Reforms must be focused on unnecessary expenditure. This includes non-combat defence budget, land grabs, and government subsidies. Currently, Pakistan generates most of its wealth from disproportional means of taxation which impact the poor far more than they impact the rich. The budget makes a poor attempt to include the agriculture, retail, wholesale, and propertied classes within the tax net.
A targeted and structured approach is needed to tackle the issue of tax evasion to prevent the leaking of trillions of rupees in untapped revenue every year. Cash-guzzling state-owned enterprises must be closed or privatised. Sri Lanka is rightfully looking to privatise Sri Lankan airlines. Moreover, the development budget must be restructured, and the pension scheme needs to be overhauled.
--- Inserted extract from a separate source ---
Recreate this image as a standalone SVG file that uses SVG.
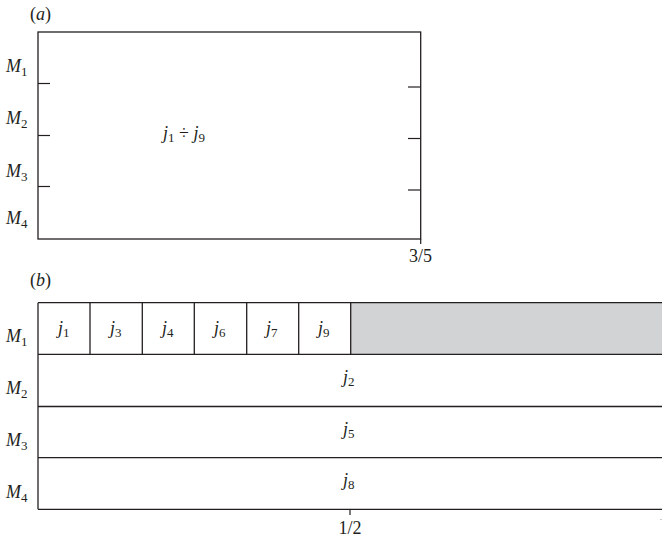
<svg xmlns="http://www.w3.org/2000/svg" width="662" height="538" viewBox="0 0 662 538">
<style>
.t{font-family:"Liberation Serif","Times New Roman",serif;font-size:18px;fill:#231f20}
.i{font-style:italic}
.s{font-size:13px;font-style:normal}
.ln{stroke:#231f20;stroke-width:1.3;fill:none}
.tk{stroke:#231f20;stroke-width:1.2}
</style>
<rect width="662" height="538" fill="#fff"/>
<g id="panel-a">
<text class="t" x="30" y="20">(<tspan class="i">a</tspan>)</text>
<rect id="a-box" class="ln" x="38" y="32" width="382.7" height="207"/>
<g id="a-ticks">
<line class="tk" x1="38" y1="83.5" x2="50" y2="83.5"/>
<line class="tk" x1="38" y1="135.5" x2="50" y2="135.5"/>
<line class="tk" x1="38" y1="186.5" x2="50" y2="186.5"/>
<line class="tk" x1="408" y1="87" x2="420.7" y2="87"/>
<line class="tk" x1="408" y1="138.5" x2="420.7" y2="138.5"/>
<line class="tk" x1="408" y1="190" x2="420.7" y2="190"/>
<line class="tk" x1="420.7" y1="239" x2="420.7" y2="244"/>
</g>
<text class="t i" x="6" y="72">M<tspan class="s" dy="4">1</tspan></text>
<text class="t i" x="6" y="124">M<tspan class="s" dy="4">2</tspan></text>
<text class="t i" x="6" y="176.5">M<tspan class="s" dy="4">3</tspan></text>
<text class="t i" x="6" y="224">M<tspan class="s" dy="4">4</tspan></text>
<text class="t" x="163" y="139"><tspan class="i">j</tspan><tspan class="s" dy="3">1</tspan><tspan dy="-3"> ÷ </tspan><tspan class="i">j</tspan><tspan class="s" dy="3">9</tspan></text>
<text class="t" x="420.5" y="262" text-anchor="middle">3/5</text>
</g>
<g id="panel-b">
<text class="t" x="30" y="286">(<tspan class="i">b</tspan>)</text>
<rect id="idle" x="350.7" y="302.7" width="312" height="51.6" fill="#d1d3d4"/>
<g id="rows">
<line class="ln" x1="38" y1="302.7" x2="662" y2="302.7"/>
<line class="ln" x1="38" y1="354.3" x2="662" y2="354.3"/>
<line class="ln" x1="38" y1="406.5" x2="662" y2="406.5"/>
<line class="ln" x1="38" y1="457.7" x2="662" y2="457.7"/>
<line class="ln" x1="38" y1="509.3" x2="662" y2="509.3"/>
<line class="ln" x1="38" y1="302.7" x2="38" y2="509.3"/>
</g>
<g id="cells">
<line class="ln" x1="90" y1="302.7" x2="90" y2="354.3"/>
<line class="ln" x1="142.3" y1="302.7" x2="142.3" y2="354.3"/>
<line class="ln" x1="194.3" y1="302.7" x2="194.3" y2="354.3"/>
<line class="ln" x1="246.7" y1="302.7" x2="246.7" y2="354.3"/>
<line class="ln" x1="298.7" y1="302.7" x2="298.7" y2="354.3"/>
<line class="ln" x1="350.7" y1="302.7" x2="350.7" y2="354.3"/>
</g>
<text class="t i" x="58" y="334">j<tspan class="s" dy="3">1</tspan></text>
<text class="t i" x="110" y="334">j<tspan class="s" dy="3">3</tspan></text>
<text class="t i" x="162" y="334">j<tspan class="s" dy="3">4</tspan></text>
<text class="t i" x="214" y="334">j<tspan class="s" dy="3">6</tspan></text>
<text class="t i" x="266" y="334">j<tspan class="s" dy="3">7</tspan></text>
<text class="t i" x="318" y="334">j<tspan class="s" dy="3">9</tspan></text>
<text class="t i" x="343" y="383">j<tspan class="s" dy="3">2</tspan></text>
<text class="t i" x="343" y="435">j<tspan class="s" dy="3">5</tspan></text>
<text class="t i" x="343" y="486">j<tspan class="s" dy="3">8</tspan></text>
<text class="t i" x="6" y="342">M<tspan class="s" dy="4">1</tspan></text>
<text class="t i" x="6" y="394">M<tspan class="s" dy="4">2</tspan></text>
<text class="t i" x="6" y="446">M<tspan class="s" dy="4">3</tspan></text>
<text class="t i" x="6" y="498">M<tspan class="s" dy="4">4</tspan></text>
<line class="tk" x1="350" y1="509.3" x2="350" y2="515"/>
<line class="tk" x1="661" y1="519" x2="661" y2="520" stroke-opacity="0.4"/>
<text class="t" x="350" y="534" text-anchor="middle">1/2</text>
</g>
</svg>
These are all common-sense measures that must be imposed if we are to become a self-sustained economy. Why is that the only thing that always seems to be standing between us and a default, is a foreign loan or bailout. Instead of villainising the IMF for imposing harsh conditions, our economy should be geared in such a way that we do not have to look towards foreign lenders every so often. This calls for unpopular decisions. With every incoming leader fighting for their own political survival, it is not clear if and when such reforms will happen. But they are beyond due.